Stated exercise: Return, without pictures, the lines from the start of the data through the one that contains "from matplotlib.lines import Line2D".

========================================================================

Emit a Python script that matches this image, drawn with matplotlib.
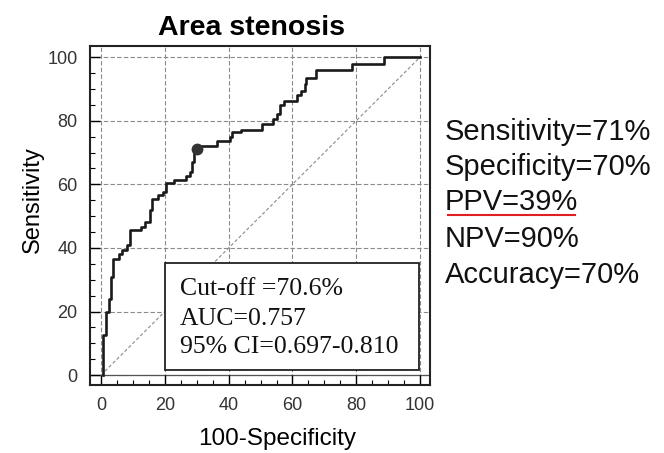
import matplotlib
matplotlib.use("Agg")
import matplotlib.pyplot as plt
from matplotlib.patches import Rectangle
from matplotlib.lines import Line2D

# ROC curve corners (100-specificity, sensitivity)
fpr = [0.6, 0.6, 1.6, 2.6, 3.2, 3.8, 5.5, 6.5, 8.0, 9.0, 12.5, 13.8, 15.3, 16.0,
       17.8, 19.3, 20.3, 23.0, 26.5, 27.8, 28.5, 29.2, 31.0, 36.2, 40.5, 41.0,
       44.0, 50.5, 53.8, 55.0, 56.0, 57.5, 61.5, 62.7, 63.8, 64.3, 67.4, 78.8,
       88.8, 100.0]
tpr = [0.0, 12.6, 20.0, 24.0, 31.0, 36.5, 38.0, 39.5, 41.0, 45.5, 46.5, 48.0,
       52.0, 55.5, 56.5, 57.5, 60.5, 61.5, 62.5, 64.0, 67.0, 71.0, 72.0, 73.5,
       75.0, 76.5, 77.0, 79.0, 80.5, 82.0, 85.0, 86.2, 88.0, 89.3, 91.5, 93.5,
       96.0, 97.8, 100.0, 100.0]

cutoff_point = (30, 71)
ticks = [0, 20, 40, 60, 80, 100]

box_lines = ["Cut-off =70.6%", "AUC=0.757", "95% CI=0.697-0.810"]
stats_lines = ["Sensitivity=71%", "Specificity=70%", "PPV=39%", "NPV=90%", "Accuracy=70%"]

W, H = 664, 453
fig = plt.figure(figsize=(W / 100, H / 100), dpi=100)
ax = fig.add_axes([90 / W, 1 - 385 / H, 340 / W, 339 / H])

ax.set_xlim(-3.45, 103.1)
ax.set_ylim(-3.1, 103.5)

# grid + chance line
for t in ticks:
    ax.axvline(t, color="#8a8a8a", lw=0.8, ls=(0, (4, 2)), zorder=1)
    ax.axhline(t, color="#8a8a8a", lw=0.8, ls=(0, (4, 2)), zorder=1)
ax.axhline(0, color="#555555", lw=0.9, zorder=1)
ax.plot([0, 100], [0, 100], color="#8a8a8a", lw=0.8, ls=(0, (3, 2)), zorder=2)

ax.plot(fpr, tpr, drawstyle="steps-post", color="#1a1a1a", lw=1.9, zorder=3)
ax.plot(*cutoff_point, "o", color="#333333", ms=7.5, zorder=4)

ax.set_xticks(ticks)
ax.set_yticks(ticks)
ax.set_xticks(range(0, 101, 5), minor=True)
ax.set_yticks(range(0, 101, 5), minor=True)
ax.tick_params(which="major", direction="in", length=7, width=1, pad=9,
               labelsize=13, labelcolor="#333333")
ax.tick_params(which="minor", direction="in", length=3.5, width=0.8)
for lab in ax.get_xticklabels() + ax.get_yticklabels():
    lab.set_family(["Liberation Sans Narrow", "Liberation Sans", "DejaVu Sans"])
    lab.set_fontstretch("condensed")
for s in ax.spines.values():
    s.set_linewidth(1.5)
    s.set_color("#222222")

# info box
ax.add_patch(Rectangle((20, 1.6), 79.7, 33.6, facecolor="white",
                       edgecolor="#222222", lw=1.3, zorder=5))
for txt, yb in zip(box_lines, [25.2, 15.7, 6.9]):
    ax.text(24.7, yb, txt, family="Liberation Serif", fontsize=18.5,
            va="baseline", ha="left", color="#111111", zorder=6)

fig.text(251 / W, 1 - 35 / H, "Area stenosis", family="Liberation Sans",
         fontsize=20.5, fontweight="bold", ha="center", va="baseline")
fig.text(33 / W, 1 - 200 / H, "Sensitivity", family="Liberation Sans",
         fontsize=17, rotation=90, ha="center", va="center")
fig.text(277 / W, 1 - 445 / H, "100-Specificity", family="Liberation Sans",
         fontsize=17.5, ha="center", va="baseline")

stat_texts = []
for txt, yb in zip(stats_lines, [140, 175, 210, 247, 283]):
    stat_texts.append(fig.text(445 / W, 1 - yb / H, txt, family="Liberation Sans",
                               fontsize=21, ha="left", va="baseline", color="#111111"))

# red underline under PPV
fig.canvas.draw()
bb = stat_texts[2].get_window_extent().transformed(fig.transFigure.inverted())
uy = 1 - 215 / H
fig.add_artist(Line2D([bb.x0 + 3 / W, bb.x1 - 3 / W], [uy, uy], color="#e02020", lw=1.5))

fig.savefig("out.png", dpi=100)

========================================================================

Correct output:
Emit a Python script that matches this image, drawn with matplotlib.
import matplotlib
matplotlib.use("Agg")
import matplotlib.pyplot as plt
from matplotlib.patches import Rectangle
from matplotlib.lines import Line2D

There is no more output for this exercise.